Brief:
List, from the lines below, each one with "draw" in it.

Information provided:

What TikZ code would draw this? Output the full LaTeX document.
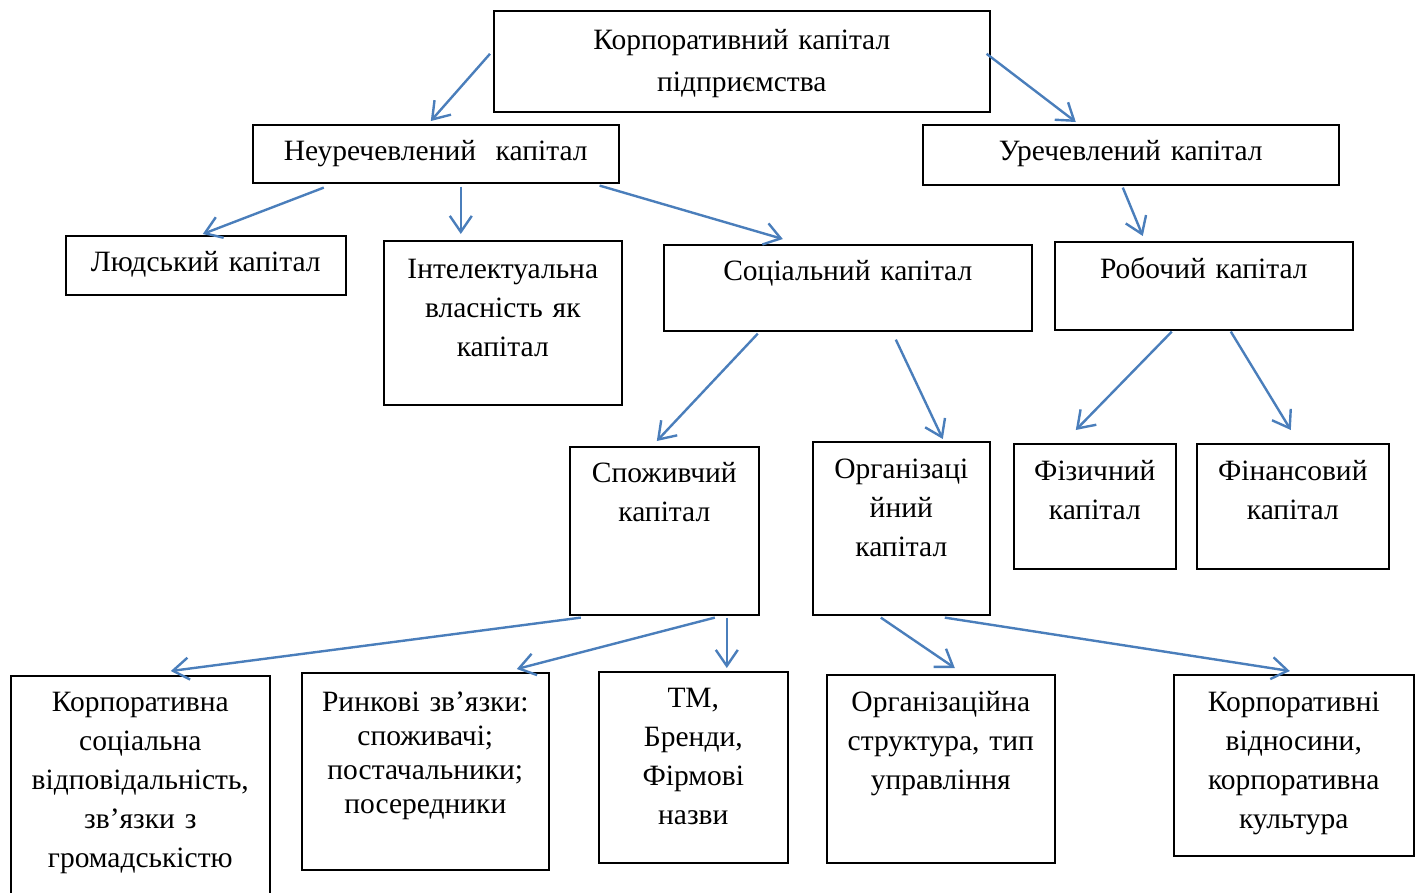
\documentclass[tikz,border=0pt]{standalone}
\usepackage{fontspec}
\setmainfont{Liberation Serif}
\usetikzlibrary{arrows.meta}
\definecolor{arrowblue}{HTML}{4A7EBB}
\begin{document}
\begin{tikzpicture}[x=1pt,y=-1pt]
            \tikzstyle{block}=[draw=black, line width=1.6pt, inner sep=0pt, anchor=north west, align=center, font=\fontsize{29.5}{39}\selectfont]
            \tikzstyle{connect}=[draw=arrowblue, line width=2.4pt, -{Straight Barb[length=16pt,width=22pt]}]
            \useasboundingbox (0,0) rectangle (1421,892);
            {\node[block, text width=496pt, text height=39pt, text depth=62pt, font=\fontsize{29.5}{42}\selectfont] (korp) at (493,10) {Корпоративний капітал\\підприємства};
            \node[block, text width=366pt, text height=36pt, text depth=22pt] (neur) at (252,124) {Неуречевлений\ \ капітал};
            \node[block, text width=416pt, text height=36pt, text depth=24pt] (urech) at (922,124) {Уречевлений капітал};
            \node[block, text width=280pt, text height=36pt, text depth=23pt] (lyud) at (65,235) {Людський капітал};
            \node[block, text width=238pt, text height=38pt, text depth=126pt] (intel) at (383,240) {Інтелектуальна\\власність як\\капітал};
            \node[block, text width=368pt, text height=36pt, text depth=50pt] (sots) at (663,244) {Соціальний капітал};
            \node[block, text width=298pt, text height=37pt, text depth=51pt] (roboch) at (1054,241) {Робочий капітал};
            \node[block, text width=189pt, text height=36pt, text depth=132pt] (spozh) at (569,446) {Споживчий\\капітал};
            \node[block, text width=177pt, text height=37pt, text depth=136pt] (orgk) at (812,441) {Організаці\\йний\\капітал};
            \node[block, text width=162pt, text height=37pt, text depth=88pt] (fiz) at (1013,443) {Фізичний\\капітал};
            \node[block, text width=192pt, text height=37pt, text depth=88pt] (fin) at (1196,443) {Фінансовий\\капітал};
            \node[block, text width=259pt, text height=36pt, text depth=195pt] (ksv) at (10,675) {Корпоративна\\соціальна\\відповідальність,\\зв’язки з\\громадськістю};
            \node[block, text width=247pt, text height=39pt, text depth=158pt, font=\fontsize{29.5}{34}\selectfont] (rynk) at (301,672) {Ринкові зв’язки:\\споживачі;\\постачальники;\\посередники};
            \node[block, text width=189pt, text height=36pt, text depth=155pt] (tm) at (598,671) {ТМ,\\Бренди,\\Фірмові\\назви};
            \node[block, text width=228pt, text height=37pt, text depth=151pt] (orgstr) at (826,674) {Організаційна\\структура, тип\\управління};
            \node[block, text width=240pt, text height=37pt, text depth=144pt] (korpvid) at (1173,674) {Корпоративні\\відносини,\\корпоративна\\культура};}
            \path ([shift={(-3,-7.5)}]korp.west) edge [connect] ([shift={(-5,-3)}]neur.north);
            \path ([shift={(-4,-7.5)}]korp.east) edge [connect] ([shift={(-55,-2)}]urech.north);
            \path ([shift={(-112,4)}]neur.south) edge [connect] ([shift={(-3,-1)}]lyud.north);
            \path ([shift={(25,3)}]neur.south) edge [connect] ([shift={(-42,-6)}]intel.north);
            \path ([shift={(-20,2)}]neur.south east) edge [connect] ([shift={(-65,-5)}]sots.north);
            \path ([shift={(-8,2)}]urech.south) edge [connect] ([shift={(-61,-5)}]roboch.north);
            \path ([shift={(-90,2)}]sots.south) edge [connect] ([shift={(-7.5,-5)}]spozh.north);
            \path ([shift={(48,8)}]sots.south) edge [connect] ([shift={(41.5,-2)}]orgk.north);
            \path ([shift={(-32,1)}]roboch.south) edge [connect] ([shift={(-19,-13)}]fiz.north);
            \path ([shift={(27,1)}]roboch.south) edge [connect] ([shift={(-2,-13)}]fin.north);
            \path ([shift={(-83.5,2)}]spozh.south) edge [connect] ([shift={(30.5,-4)}]ksv.north);
            \path ([shift={(50.5,2)}]spozh.south) edge [connect] ([shift={(91.5,-3)}]rynk.north);
            \path ([shift={(62.5,2)}]spozh.south) edge [connect] ([shift={(33.5,-3)}]tm.north);
            \path ([shift={(-20.5,2)}]orgk.south) edge [connect] ([shift={(14,-6)}]orgstr.north);
            \path ([shift={(43.5,2)}]orgk.south) edge [connect] ([shift={(-4,-3)}]korpvid.north);
        \end{tikzpicture}
\end{document}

Written response:
What TikZ code would draw this? Output the full LaTeX document.
            \tikzstyle{block}=[draw=black, line width=1.6pt, inner sep=0pt, anchor=north west, align=center, font=\fontsize{29.5}{39}\selectfont]
            \tikzstyle{connect}=[draw=arrowblue, line width=2.4pt, -{Straight Barb[length=16pt,width=22pt]}]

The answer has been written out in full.